Foster care agencies reaching out for volunteers

Lonnie Adamson General Manager/Editor

November 4, 2013

PICKENS – Rising need for and declining numbers of foster homes in Pickens and surrounding counties has agencies out actively looking for help.

Betsy Gray-Manning of the South Carolina Youth Advocate Program and Nikita Harrison, director of the Pickens County Department of Social Services, spoke recently to the Pickens Rotary Club about the need and different responses the agencies are trying to stem the tide.

“It is a continuous battle,” Gray-Manning said of the need to find homes for placing children in foster care.

The SC Youth Advocate Program in the Upstate serves 10-county region. At the time of Gray-Manning’s talk to the Rotary Club, about 30 families in the county served as foster homes, taking in children from troubled homes whose parents can’t care for them. At the time 160 children were in foster care. The specific need at any given time is shared by foster families across the 10-county area, she said. All counties are looking for foster families.

“These children are not all that different from my own 7-year-old,” Gray-Manning said. “But they are angry and disappointed. They are in need of caring, consistency, structure and love.”

Their previous experiences leave them with things to deal with, she said. That frequently comes out in the face of foster parents.

“I don’t want your to think we are going to hand you some rosy cheeked, happy child. This can be difficult, but they need consistency and structure.”

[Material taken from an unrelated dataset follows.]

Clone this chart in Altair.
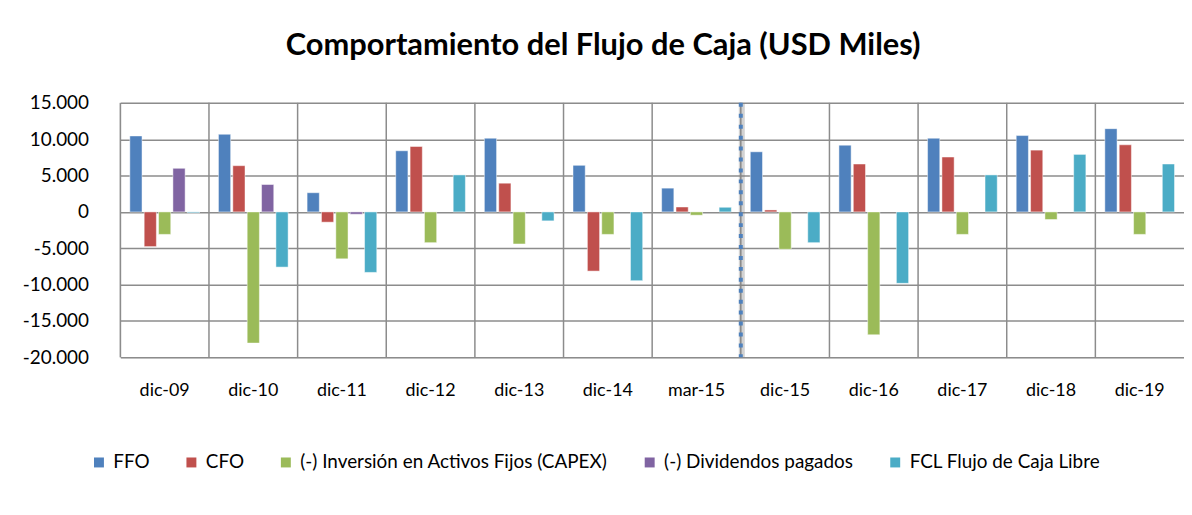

Her job of find foster placement is complicated by the source of the problem.

“The community does not look well on these families. There are frequently drugs involved on the part of the parents. Our focus is on the safety of the children,” Gray-Manning said.

Ultimately objective will be to get the children back into their homes with their families, but those have to be safe places.

Focus is changing to help the parents find better ways of living and caring for children so that the children can go back into safe homes.

For that reason efforts are being made to encourage the foster parents to become mentors to the natural parents, making use of their parenting skills and the relationship built with the children to facilitate the change for better parenting by the natural parents.

Another trend in foster care is an attempt to keep sibling groups together. That can be difficult to find a home that has the space to take three or four children.

Foster families need to be shown to be financially responsible and physically and emotionally able. A home inspection will be done on the foster home along with a background check. Foster parents go through 14 hours of training.

Harrison said that it is DSS responsibility to oversee the safety of the child and the relationship leading them to return home. “About 80 percent of the children return home.”

The parents have to straighten out what has led to their children being taken into foster care.

That is not always easy. she said. “Initially parents are resentful of DSS are angry and uncooperative.”

Ultimately most take the necessary steps to regain their children.

“The children want to go back to their parent in most cases,” Gray-Manning said. “They love their parents.”